“They said multiple times that the robot will never replace the nurse, but who are they replacing,” said Inni Ngijoi-Yogo, a junior biology pre-med major and president of Waynesburg’s American Medical Student Association chapter.
Students met to discuss the impact that artificial intelligence will have on the medical field Monday, Nov. 18. The event, held on the third floor of Stover, was hosted by a collaboration of students from AMSA and the computer science club.
“We want the floor to be open for discussion,” said Andrew Gordon, junior biology pre-med major and secretary of AMSA.
The meeting began with a powerpoint presentation built with videos and information to drive the discussion. It explained the origins of AI and its current application in medicine. This was followed by a structured conversation, where students touched on issues such as the application of robots in surgery and ethics of AI in healthcare. The organizers also included points that questioned these implications for Christians.
“As a Christian, is this what God wants us to do? Are we progressing in the way that He would want us to go?” Ngijoi-Yogo asked. “He created so many natural compounds and substances and plants that we could use to treat and heal ourselves, so is this what God wants?”
Lexi Reinnick, a junior biology pre-med major and vice president of AMSA, said the discussion showed her the importance of knowing the extent to which we should apply technology to medicine.
“I think it’s important to be cognizant of how far technology should go, especially in the medical field. We don’t want to necessarily be afraid of technology, but we also should not get to the point where it’s valid to be afraid of technology,” Reinnick said.
The discussion also informed students on how developments in technology will affect their future career.

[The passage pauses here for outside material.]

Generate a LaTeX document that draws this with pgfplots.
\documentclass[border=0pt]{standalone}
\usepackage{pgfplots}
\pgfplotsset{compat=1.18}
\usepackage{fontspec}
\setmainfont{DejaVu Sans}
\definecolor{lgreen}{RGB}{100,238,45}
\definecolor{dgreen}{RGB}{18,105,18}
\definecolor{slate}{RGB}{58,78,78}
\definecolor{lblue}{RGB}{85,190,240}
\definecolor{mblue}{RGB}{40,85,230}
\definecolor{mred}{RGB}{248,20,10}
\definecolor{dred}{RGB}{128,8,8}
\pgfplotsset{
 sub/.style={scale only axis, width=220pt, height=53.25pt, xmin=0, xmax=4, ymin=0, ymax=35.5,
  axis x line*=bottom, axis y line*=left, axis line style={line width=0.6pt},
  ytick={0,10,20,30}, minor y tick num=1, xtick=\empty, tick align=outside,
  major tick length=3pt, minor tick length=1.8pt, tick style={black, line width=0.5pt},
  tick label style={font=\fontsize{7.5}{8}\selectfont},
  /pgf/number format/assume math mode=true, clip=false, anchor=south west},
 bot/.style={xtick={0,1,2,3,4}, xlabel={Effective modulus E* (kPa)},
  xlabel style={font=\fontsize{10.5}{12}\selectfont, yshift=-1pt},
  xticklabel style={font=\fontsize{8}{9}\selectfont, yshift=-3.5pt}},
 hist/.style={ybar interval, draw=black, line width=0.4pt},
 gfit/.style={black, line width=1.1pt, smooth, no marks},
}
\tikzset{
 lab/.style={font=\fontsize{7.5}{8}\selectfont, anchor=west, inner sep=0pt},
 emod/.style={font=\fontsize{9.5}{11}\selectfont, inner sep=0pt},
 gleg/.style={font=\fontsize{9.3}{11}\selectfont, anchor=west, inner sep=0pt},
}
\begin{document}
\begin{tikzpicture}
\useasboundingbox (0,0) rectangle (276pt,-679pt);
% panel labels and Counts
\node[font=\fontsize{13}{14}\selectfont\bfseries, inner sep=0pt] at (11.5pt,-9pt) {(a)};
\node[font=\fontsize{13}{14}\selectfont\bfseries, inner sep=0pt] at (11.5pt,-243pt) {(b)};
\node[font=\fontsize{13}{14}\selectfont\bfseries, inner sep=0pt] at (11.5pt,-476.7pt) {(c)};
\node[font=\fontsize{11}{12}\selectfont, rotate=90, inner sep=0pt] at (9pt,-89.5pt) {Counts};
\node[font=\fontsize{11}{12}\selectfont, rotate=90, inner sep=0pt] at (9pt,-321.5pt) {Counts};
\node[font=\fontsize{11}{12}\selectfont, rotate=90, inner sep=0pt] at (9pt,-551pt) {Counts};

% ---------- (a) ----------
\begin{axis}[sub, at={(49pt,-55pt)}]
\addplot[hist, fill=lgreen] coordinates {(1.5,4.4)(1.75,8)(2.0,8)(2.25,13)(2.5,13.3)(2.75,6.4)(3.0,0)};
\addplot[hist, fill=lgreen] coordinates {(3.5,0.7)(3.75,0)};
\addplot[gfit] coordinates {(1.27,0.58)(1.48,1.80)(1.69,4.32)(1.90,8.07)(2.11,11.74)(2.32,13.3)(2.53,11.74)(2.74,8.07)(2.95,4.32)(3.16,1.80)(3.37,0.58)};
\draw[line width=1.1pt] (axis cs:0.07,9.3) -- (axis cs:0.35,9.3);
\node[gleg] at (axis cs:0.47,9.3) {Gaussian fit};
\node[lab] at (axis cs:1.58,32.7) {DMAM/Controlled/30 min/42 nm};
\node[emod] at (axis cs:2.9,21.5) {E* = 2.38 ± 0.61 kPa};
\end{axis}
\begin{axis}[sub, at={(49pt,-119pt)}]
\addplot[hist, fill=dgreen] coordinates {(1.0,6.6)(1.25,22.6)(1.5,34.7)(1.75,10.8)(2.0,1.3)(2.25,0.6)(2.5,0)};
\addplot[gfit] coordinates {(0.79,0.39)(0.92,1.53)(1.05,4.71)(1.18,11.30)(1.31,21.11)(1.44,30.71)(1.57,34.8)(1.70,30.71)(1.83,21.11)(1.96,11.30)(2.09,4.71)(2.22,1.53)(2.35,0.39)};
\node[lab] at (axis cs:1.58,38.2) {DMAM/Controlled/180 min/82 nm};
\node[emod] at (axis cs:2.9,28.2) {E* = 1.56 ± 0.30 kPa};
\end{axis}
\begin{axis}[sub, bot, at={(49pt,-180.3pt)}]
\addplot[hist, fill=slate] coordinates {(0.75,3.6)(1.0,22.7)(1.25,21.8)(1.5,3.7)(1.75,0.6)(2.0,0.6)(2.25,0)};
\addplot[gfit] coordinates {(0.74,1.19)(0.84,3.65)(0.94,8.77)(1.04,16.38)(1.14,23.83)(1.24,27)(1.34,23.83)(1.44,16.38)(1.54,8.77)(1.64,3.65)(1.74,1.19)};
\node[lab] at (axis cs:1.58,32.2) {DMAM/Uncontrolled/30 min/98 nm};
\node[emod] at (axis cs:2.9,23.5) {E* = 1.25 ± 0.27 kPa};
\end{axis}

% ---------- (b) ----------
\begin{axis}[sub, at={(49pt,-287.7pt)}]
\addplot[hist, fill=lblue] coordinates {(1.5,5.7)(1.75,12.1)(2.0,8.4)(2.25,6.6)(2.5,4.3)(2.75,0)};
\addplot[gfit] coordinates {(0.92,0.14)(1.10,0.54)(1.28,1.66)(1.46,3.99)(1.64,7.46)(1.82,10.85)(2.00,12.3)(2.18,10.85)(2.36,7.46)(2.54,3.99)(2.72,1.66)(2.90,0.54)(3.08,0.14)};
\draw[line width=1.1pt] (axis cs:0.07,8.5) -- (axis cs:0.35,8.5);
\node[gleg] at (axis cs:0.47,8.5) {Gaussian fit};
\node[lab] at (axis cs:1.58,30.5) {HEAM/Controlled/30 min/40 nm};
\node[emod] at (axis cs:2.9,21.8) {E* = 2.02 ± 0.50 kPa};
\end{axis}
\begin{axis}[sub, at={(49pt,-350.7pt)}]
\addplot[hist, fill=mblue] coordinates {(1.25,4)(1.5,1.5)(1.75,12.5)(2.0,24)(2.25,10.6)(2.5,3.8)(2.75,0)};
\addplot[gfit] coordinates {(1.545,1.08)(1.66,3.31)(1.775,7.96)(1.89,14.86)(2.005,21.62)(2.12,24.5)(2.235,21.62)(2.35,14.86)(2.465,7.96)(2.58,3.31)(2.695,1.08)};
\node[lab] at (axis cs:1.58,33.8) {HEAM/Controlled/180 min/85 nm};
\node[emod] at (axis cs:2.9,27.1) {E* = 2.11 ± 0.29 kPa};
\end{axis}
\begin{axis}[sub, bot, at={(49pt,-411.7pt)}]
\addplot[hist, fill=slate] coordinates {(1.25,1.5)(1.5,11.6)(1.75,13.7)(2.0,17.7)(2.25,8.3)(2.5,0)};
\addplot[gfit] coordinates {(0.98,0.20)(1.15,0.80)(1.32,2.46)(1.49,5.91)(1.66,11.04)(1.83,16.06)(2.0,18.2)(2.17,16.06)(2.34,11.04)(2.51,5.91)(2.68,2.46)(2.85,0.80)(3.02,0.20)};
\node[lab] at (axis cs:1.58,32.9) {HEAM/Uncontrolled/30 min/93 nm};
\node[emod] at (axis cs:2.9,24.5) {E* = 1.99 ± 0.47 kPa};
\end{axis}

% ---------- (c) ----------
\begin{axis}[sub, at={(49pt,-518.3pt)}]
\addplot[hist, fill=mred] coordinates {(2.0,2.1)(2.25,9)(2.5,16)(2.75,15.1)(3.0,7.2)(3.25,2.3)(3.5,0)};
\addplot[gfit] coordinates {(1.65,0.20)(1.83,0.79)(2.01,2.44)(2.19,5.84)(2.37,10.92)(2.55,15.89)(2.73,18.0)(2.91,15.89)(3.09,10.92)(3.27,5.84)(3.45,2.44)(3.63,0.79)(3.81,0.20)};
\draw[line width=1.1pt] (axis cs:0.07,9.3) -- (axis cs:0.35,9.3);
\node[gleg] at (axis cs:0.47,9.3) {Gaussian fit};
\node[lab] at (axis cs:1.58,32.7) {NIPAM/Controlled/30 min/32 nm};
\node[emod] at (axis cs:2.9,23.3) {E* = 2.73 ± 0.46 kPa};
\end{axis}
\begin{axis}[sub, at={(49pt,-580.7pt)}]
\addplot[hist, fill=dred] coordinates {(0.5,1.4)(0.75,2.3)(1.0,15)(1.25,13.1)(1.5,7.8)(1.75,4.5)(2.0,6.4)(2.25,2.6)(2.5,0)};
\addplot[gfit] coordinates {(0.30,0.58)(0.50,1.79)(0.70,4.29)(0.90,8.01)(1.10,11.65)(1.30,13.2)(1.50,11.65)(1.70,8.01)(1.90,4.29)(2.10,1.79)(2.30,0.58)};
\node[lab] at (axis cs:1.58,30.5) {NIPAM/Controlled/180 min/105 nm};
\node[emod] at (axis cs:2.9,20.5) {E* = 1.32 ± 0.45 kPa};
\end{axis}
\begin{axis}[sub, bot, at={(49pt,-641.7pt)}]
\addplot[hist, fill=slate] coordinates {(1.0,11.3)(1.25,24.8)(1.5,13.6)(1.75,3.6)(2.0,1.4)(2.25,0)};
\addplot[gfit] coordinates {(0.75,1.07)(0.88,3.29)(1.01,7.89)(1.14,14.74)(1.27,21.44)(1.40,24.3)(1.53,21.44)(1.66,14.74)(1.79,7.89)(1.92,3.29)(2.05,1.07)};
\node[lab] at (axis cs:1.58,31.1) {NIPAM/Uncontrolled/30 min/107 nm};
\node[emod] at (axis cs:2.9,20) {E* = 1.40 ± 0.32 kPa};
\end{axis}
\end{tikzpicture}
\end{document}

“I do want to be more aware of the new technology coming out, because that is really important as doctors. One of the things that they fall short on is being aware of what is going on with recent research and how drugs are changing and things like that,” Reinnick said. “People don’t think about how technology is changing medicine, and we need to know that.”
The meeting also marked a moment when two clubs on campus worked together to tackle a controversial topic.
“I don’t think there’s ever been a joint collaboration between two clubs,” Ngijoi -Yogo said. “And on top of that, it will really open people’s minds up to the sciences and STEM fields, especially freshmen and sophomores.”
Reinnick also hopes more events like this will help boost interest and involvement in their respective clubs.
“We want more people in the club to be involved in events that we do. It’s so easy for people in the club to be involved when you are already interested in a similar topic,” Reiddick said. “I think one of the most important things is community involvement and getting people interested in those things.”